Module 6: Regulatory Compliance and Audit Readiness
- Map data processing activities to GDPR, CCPA, HIPAA, or other jurisdiction-specific requirements based on data residency.
- Document data lineage for regulated fields to support right-to-be-forgotten and data portability requests.
- Implement audit logging for data access and modification at the platform level (e.g., S3 access logs, BigQuery audit trails).
- Define retention policies for logs and metadata to meet statutory requirements without excessive storage costs.
- Prepare for regulatory audits by pre-validating data inventory completeness and stewardship records.
- Coordinate with legal teams to interpret ambiguous regulatory language affecting data handling practices.
- Implement data minimization techniques in ingestion pipelines to reduce compliance scope.
- Respond to data subject access requests (DSARs) using automated search and disclosure workflows.
Module 7: Change Management for Evolving Data Assets
- Establish change advisory boards (CABs) for high-impact datasets to review schema and definition modifications.
- Implement version control for data models and business definitions using Git-based workflows.
- Notify downstream consumers of breaking changes in data contracts using automated messaging systems.
- Define backward compatibility requirements for APIs and data feeds serving external systems.
- Track deprecation timelines for datasets to allow consumer migration without disruption.

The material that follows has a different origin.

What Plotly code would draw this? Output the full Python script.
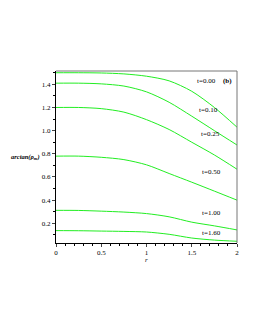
import plotly.graph_objects as go

r = [0, 0.25, 0.5, 0.75, 1.0, 1.25, 1.5, 1.75, 2.0]
series = {
    "t=0.00": [1.500, 1.500, 1.498, 1.490, 1.470, 1.430, 1.340, 1.200, 1.030],
    "t=0.10": [1.410, 1.410, 1.404, 1.385, 1.335, 1.245, 1.125, 1.000, 0.876],
    "t=0.25": [1.200, 1.200, 1.190, 1.160, 1.095, 1.010, 0.900, 0.790, 0.667],
    "t=0.50": [0.780, 0.780, 0.770, 0.750, 0.705, 0.630, 0.555, 0.478, 0.400],
    "t=1.00": [0.312, 0.311, 0.305, 0.297, 0.284, 0.256, 0.210, 0.178, 0.143],
    "t=1.60": [0.137, 0.136, 0.133, 0.130, 0.125, 0.105, 0.073, 0.055, 0.045],
}
label_pos = {
    "t=0.00": (1.54, 1.43),
    "t=0.10": (1.56, 1.18),
    "t=0.25": (1.58, 0.97),
    "t=0.50": (1.59, 0.64),
    "t=1.00": (1.59, 0.29),
    "t=1.60": (1.59, 0.12),
}
x_ticks = [0, 0.5, 1, 1.5, 2]
x_tick_text = ["0", "0.5", "1", "1.5", "2"]
y_ticks = [0.2, 0.4, 0.6, 0.8, 1.0, 1.2, 1.4]
y_tick_text = ["0.2", "0.4", "0.6", "0.8", "1.0", "1.2", "1.4"]

FONT = "Times New Roman, Liberation Serif, serif"
fig = go.Figure()
for name, vals in series.items():
    fig.add_trace(go.Scatter(x=r, y=vals, mode="lines",
                             line=dict(color="#22ee22", width=1, shape="spline", smoothing=0.8),
                             showlegend=False, hoverinfo="skip"))
for name, (lx, ly) in label_pos.items():
    fig.add_annotation(x=lx, y=ly, text=name, showarrow=False, xanchor="left", yanchor="middle",
                       font=dict(family=FONT, size=7, color="black"))
fig.add_annotation(x=1.90, y=1.43, text="<b>(b)</b>", showarrow=False, xanchor="center", yanchor="middle",
                   font=dict(family=FONT, size=7, color="black"))
fig.add_annotation(xref="paper", yref="y", x=-0.17, y=0.775, text="<b><i>arctan(ρ<sub>m</sub>)</i></b>",
                   showarrow=False, xanchor="center", yanchor="middle",
                   font=dict(family=FONT, size=6.5, color="black"))
fig.add_annotation(xref="x", yref="paper", x=1.0, y=-0.065, text="<i>r</i>", showarrow=False,
                   xanchor="center", yanchor="top", font=dict(family=FONT, size=7, color="black"))

fig.update_layout(
    width=247, height=322,
    margin=dict(l=48, r=18, t=63, b=87),
    paper_bgcolor="white", plot_bgcolor="white",
    font=dict(family=FONT, size=7, color="black"),
)
fig.update_xaxes(range=[0, 2.0], tickvals=x_ticks, ticktext=x_tick_text, ticks="outside", ticklen=3, tickwidth=1,
                 showgrid=False, zeroline=False, showline=True, linecolor="black", linewidth=1, mirror=False,
                 minor=dict(dtick=0.1, ticks="outside", ticklen=2, tickcolor="black", showgrid=False),
                 tickfont=dict(family=FONT, size=7))
fig.update_yaxes(range=[0.03, 1.515], tickvals=y_ticks, ticktext=y_tick_text, ticks="outside", ticklen=3, tickwidth=1,
                 showgrid=False, zeroline=False, showline=True, linecolor="black", linewidth=1, mirror=False,
                 minor=dict(dtick=0.1, ticks="outside", ticklen=2, tickcolor="black", showgrid=False),
                 tickfont=dict(family=FONT, size=7))
fig.add_shape(type="line", xref="paper", yref="paper", x0=0, x1=1, y0=1, y1=1, line=dict(color="#777777", width=1))
fig.add_shape(type="line", xref="paper", yref="paper", x0=1, x1=1, y0=0, y1=1, line=dict(color="#777777", width=1))
fig.write_html("out.html")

- Enforce schema validation in data ingestion pipelines to prevent unapproved structural changes.
- Balance agility with control by defining thresholds for self-service changes versus governance review.
- Document change history in the data catalog for audit and troubleshooting purposes.
Module 8: Integration of Governance with DevOps and DataOps
- Embed data governance checks (e.g., metadata tagging, classification) into CI/CD pipelines for data models.
- Define governance gates in deployment workflows that block promotion without required steward approval.
- Automate data quality test execution as part of dbt or Airflow DAG validation routines.
- Integrate data catalog APIs with notebook environments to prompt analysts on metadata completeness.
- Standardize naming conventions and tagging across development, staging, and production environments.
- Implement environment-specific governance policies (e.g., relaxed access in dev, strict controls in prod).
- Monitor drift between declared data contracts and actual schema in production systems.
- Use infrastructure-as-code (IaC) to enforce consistent governance configurations across cloud environments.
Module 9: Measuring and Reporting Governance Effectiveness
- Define KPIs for governance maturity (e.g., % of critical data assets with stewards, metadata completeness score).
- Track time-to-resolution for data quality incidents to assess operational responsiveness.
- Measure adoption of the data catalog by tracking active users and search frequency.
- Report on access policy compliance rates and outstanding access review backlogs.
- Quantify reduction in audit findings or regulatory incidents post-governance implementation.
- Conduct quarterly stewardship health checks to evaluate role engagement and workload balance.
- Use lineage coverage metrics to assess visibility into data transformations and dependencies.
- Present governance ROI to executives using risk reduction and efficiency gain indicators.
Module 10: Scaling Governance Across Global and Federated Organizations
- Design regional governance pods with local stewards while maintaining global policy consistency.
- Resolve conflicts between local data privacy laws (e.g., Brazil’s LGPD) and global data sharing practices.
- Implement language-specific business glossaries for multinational business terms.
- Standardize global data models while allowing regional extensions for local compliance.
- Coordinate governance tooling rollouts across time zones with staggered deployment schedules.
- Address latency and data residency constraints when deploying centralized governance platforms.
- Manage cultural resistance to centralized governance in autonomous business units.
- Establish global data councils to align priorities and resolve cross-domain disputes.